Peningkatan inflasi medis, kata Ogi, juga terjadi di seluruh dunia, dengan rata-rata 6,5%.
“Ini menjadi pekerjaan rumah bersama untuk kita melakukan perbaikan-perbaikan untuk ekosistem kesehatan di Indonesia,” ujar Ogi.
Ibrahim mengatakan dalam lima tahun terakhir, kesenjangan (gap) antara inflasi umum dan inflasi medis di Indonesia terus melebar.
“Gap-nya sekitar 10% antara inflasi kesehatan dan inflasi umum,” ujar Ibrahim.
Menurut Ibrahim inflasi kesehatan di Indonesia konsisten berada di atas 12% dan diproyeksikan mencapai 16,2% pada 2025. Hal ini terjadi karena sejumlah faktor, seperti tingginya biaya operasional rumah sakit dan alat kesehatan yang masih diimpor.
Penyebab lainnya adalah gaya hidup yang tidak sehat, tingkat stres yang tinggi, polusi lingkungan dan perubahan iklim, sehingga meningkatkan risiko masyarakat menderita penyakit kronis yang memerlukan perawatan jangka panjang dan biaya tinggi.
Selain itu, inflasi kesehatan di Indonesia juga tinggi karena tidak tersedianya clinical pathway sebagai standar, sehingga mengakibatkan perbedaan tindakan medis antar provider kesehatan untuk diagnosis penyakit yang sama. Akibatnya, terjadi praktik tindakan medis yang berlebihan (over treatment atau overutilization).
Inflasi medis ini, kata Ibrahim, memang fenomena yang juga terjadi di berbagai negara.

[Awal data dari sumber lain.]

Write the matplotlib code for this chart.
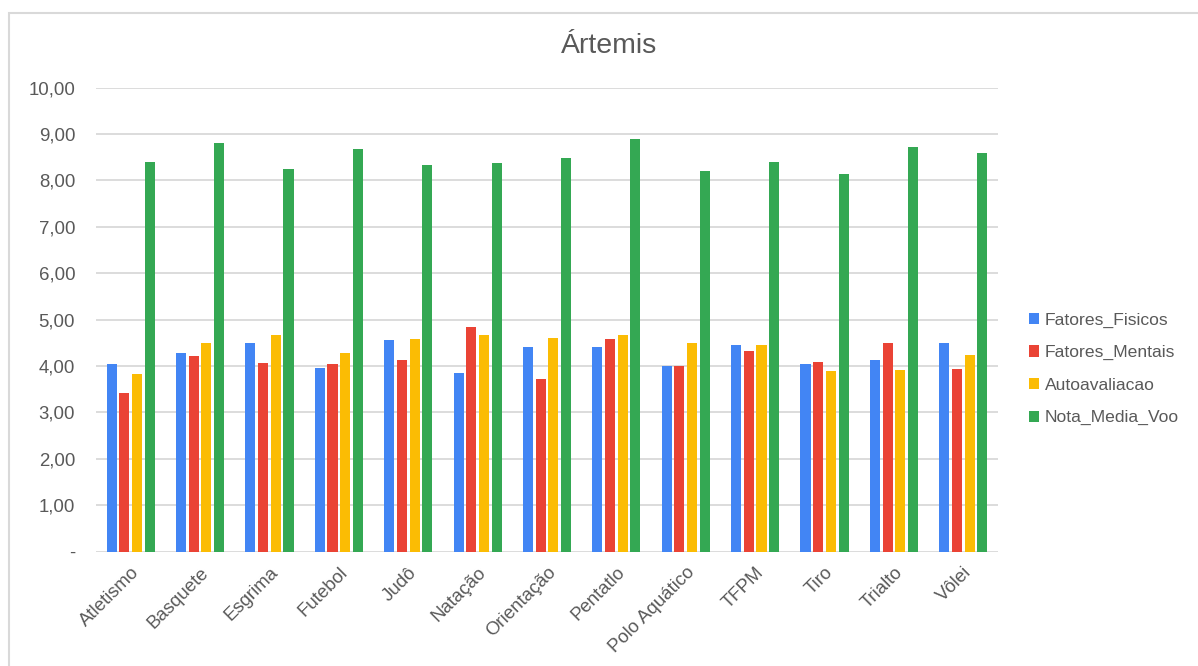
import numpy as np
import matplotlib
matplotlib.use('Agg')
import matplotlib.pyplot as plt
from matplotlib.patches import Rectangle
from matplotlib.ticker import FuncFormatter

# ── Data ──────────────────────────────────────────────────────────
categories = ['Atletismo', 'Basquete', 'Esgrima', 'Futebol', 'Judô', 'Natação',
              'Orientação', 'Pentatlo', 'Polo Aquático', 'TFPM', 'Tiro',
              'Trialto', 'Vôlei']

fatores_fisicos = [4.05, 4.27, 4.49, 3.95, 4.55, 3.84, 4.42, 4.42, 3.99, 4.45, 4.04, 4.14, 4.49]
fatores_mentais = [3.41, 4.21, 4.06, 4.04, 4.14, 4.83, 3.71, 4.58, 3.99, 4.32, 4.08, 4.49, 3.93]
autoavaliacao   = [3.82, 4.49, 4.66, 4.27, 4.58, 4.66, 4.60, 4.66, 4.49, 4.45, 3.89, 3.91, 4.23]
nota_media_voo  = [8.39, 8.80, 8.24, 8.67, 8.33, 8.37, 8.48, 8.89, 8.20, 8.39, 8.13, 8.73, 8.58]

series = [
    ('Fatores_Fisicos', fatores_fisicos, '#4285F4'),
    ('Fatores_Mentais', fatores_mentais, '#EA4335'),
    ('Autoavaliacao',   autoavaliacao,   '#FBBC04'),
    ('Nota_Media_Voo',  nota_media_voo,  '#34A853'),
]

# ── Style ─────────────────────────────────────────────────────────
plt.rcParams['font.family'] = ['Liberation Sans', 'DejaVu Sans']
TXT = '#595959'
W, H = 1198, 666

fig = plt.figure(figsize=(W / 100, H / 100), dpi=100)
fig.patches.append(Rectangle((9 / W, -0.1), 1.2, 1 - 13 / H + 0.1,
                             transform=fig.transFigure, fill=False,
                             ec='#D9D9D9', lw=1.5, zorder=0))

ax = fig.add_axes([96 / W, 1 - 551.6 / H, 902 / W, 464 / H])

x = np.arange(len(categories))
bw, step = 0.145, 0.183
for i, (name, vals, col) in enumerate(series):
    ax.bar(x + (i - 1.5) * step, vals, width=bw, color=col, label=name, zorder=3)

ax.set_xlim(-0.5, len(categories) - 0.5)
ax.set_ylim(0, 10)
ax.set_yticks(np.arange(0, 11, 1))
ax.yaxis.set_major_formatter(FuncFormatter(
    lambda v, p: '-' if v == 0 else f'{v:.2f}'.replace('.', ',')))
ax.grid(axis='y', color='#D9D9D9', lw=1.3, zorder=0)
for s in ax.spines.values():
    s.set_visible(False)
ax.tick_params(axis='both', length=0, colors=TXT, labelsize=13.4)
ax.tick_params(axis='y', pad=15)
ax.set_xticks(x)
ax.set_xticklabels(categories, rotation=45, ha='right', rotation_mode='anchor')
ax.tick_params(axis='x', pad=9)

fig.text(609 / W, 1 - 46 / H, 'Ártemis', ha='center', va='center',
         fontsize=20.5, color=TXT)

leg = fig.legend(loc='center left', bbox_to_anchor=(1013 / W, 1 - 369 / H),
                 frameon=False, fontsize=12.6, handlelength=0.6,
                 handleheight=0.6, handletextpad=0.3, labelspacing=1.0)
for t in leg.get_texts():
    t.set_color(TXT)

plt.savefig('out.png', dpi=100)
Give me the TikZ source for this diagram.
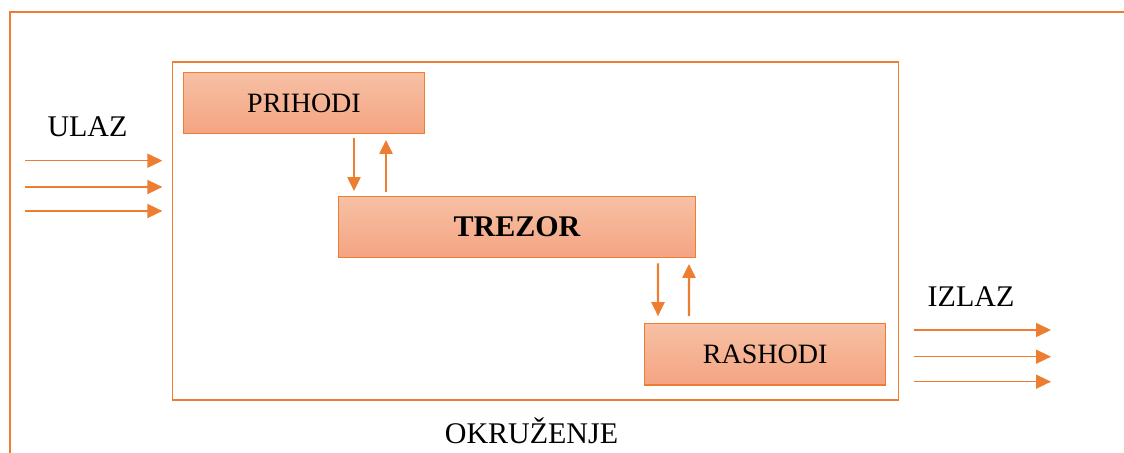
\documentclass[tikz,border=0pt]{standalone}
\usepackage{fontspec}
\setmainfont{Liberation Serif}
\usetikzlibrary{arrows.meta}

\definecolor{okvir}{HTML}{ED7D31}
\definecolor{svijetla}{HTML}{F7C0A4}
\definecolor{tamna}{HTML}{F4A482}

\tikzset{
    blok/.style={draw=okvir, line width=0.6pt, top color=svijetla, bottom color=tamna, inner sep=0pt, font=\fontsize{14}{16}\selectfont},
    tok/.style={draw=okvir, line width=1.1pt, -{Triangle[length=7pt, width=6.5pt]}},
    veza/.style={draw=okvir, line width=0.8pt, -{Triangle[length=7.5pt, width=7pt]}},
    natpis/.style={inner sep=0pt, font=\fontsize{15}{17}\selectfont}
}

\begin{document}
\begin{tikzpicture}[x=0.5pt, y=-0.5pt]
    \useasboundingbox (0,0) rectangle (1124,453);
    % okruzenje i sistem
    \draw[draw=okvir, line width=0.8pt] (10,453) -- (10,12) -- (1124,12);
    \node[draw=okvir, line width=0.6pt, minimum width=363pt, minimum height=169pt, inner sep=0pt] (sistem) at (535.5,231) {};

    \node[blok, minimum width=120.5pt, minimum height=30.3pt] (prihodi) at (304,103) {PRIHODI};
    \node[blok, minimum width=178.7pt, minimum height=30.5pt, font=\fontsize{15}{17}\selectfont\bfseries] (trezor) at (517,227.2) {TREZOR};
    \node[blok, minimum width=120.5pt, minimum height=30.8pt] (rashodi) at (765.2,354.2) {RASHODI};

    \draw[tok, shorten <=2pt, shorten >=2.5pt] ([xshift=25pt]prihodi.south) -- ([xshift=-81.5pt]trezor.north);
    \draw[tok, shorten <=1.8pt, shorten >=3pt] ([xshift=-65.5pt]trezor.north) -- ([xshift=41pt]prihodi.south);
    \draw[tok, shorten <=2.5pt, shorten >=3.3pt] ([xshift=70.5pt]trezor.south) -- ([xshift=-53.6pt]rashodi.north);
    \draw[tok, shorten <=3.3pt, shorten >=2.8pt] ([xshift=-38.1pt]rashodi.north) -- ([xshift=86pt]trezor.south);

    % ulaz i izlaz
    \node[natpis] (ulaz) at (87.5,127) {ULAZ};
    \node[natpis] (izlaz) at (971,296.5) {IZLAZ};
    \foreach \y in {160.7,187,211}
        \draw[veza, shorten >=4.75pt] (25,\y) -- (sistem.west |- 0,\y);
    \foreach \y in {330,356.7,381.7}
        \draw[veza, shorten <=7.25pt] (sistem.east |- 0,\y) -- (1051,\y);

    \node[natpis] (okruzenje) at (531.5,430.5) {OKRUŽENJE};
\end{tikzpicture}
\end{document}
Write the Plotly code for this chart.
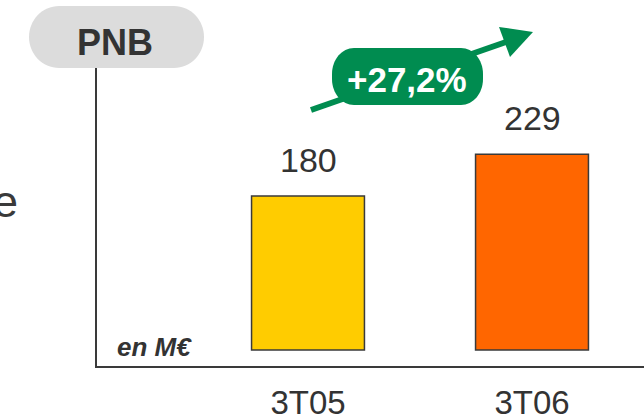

Masalahnya, papar Ibrahim, pada saat yang sama Indonesia juga memiliki tingkat out of pocket health expenditure yang tinggi.
Out of pocket health expenditure adalah pengeluaran langsung untuk layanan kesehatan yang dibayarkan oleh pasien sendiri, bukan oleh asuransi atau pihak ketiga lainnya.
“Ini menjadi salah satu sumber yang bisa mendorong masyarakat fall in under poverty line, karena spending kesehatannya juga tinggi,” ujarnya.
Berdasarkan data Survei Sosial Ekonomi Nasional (Susenas) 2023, kata Ibrahim, rata-rata pengeluran kesehatan out of pocket (OOP) masyarakat Indonesia mencapai Rp5,02 juta, setara dengan 5,7% dari pendapatan tahunan rumah tangga.
Biaya terbesar dikeluarkan untuk rawat inap sebesar Rp2,9 juta, biaya berobat Rp1,9 juta dan biaya preventif hanya Rp164.000.
“Kelihatan bahwa porsi dari biaya preventifnya rendah banget dan itu yang menyebabkan prevalensi dari penyakit yang kemudian menyebabkan health spending-nya meningkat menjadi besar, karena tidak dikelola pada prevention stage,” ujarnya.
Masalah lain yang juga dihadapi Indonesia, bila dibandingkan dengan negara lain seperti China dan Singapura, serta negara berkembang lainnya, ada kesenjangan antara pertumbuhan pendapatan perkapita dan pengeluaran perkapita untuk kesehatan. Rata-rata pertumbuhan pendapatan perkapita hanya 2%, sementara pengeluaran untuk kesehatan tumbuh 5%.
“Ini yang sekali lagi menjadi salah satu sumber dari sekian sumber yang mungkin menyebabkan kenapa menurut World Bank 60% populasi Indonesia berada di bawah garis kemiskinan, karena spending kesehatannya sangat besar,” ujar Ibrahim.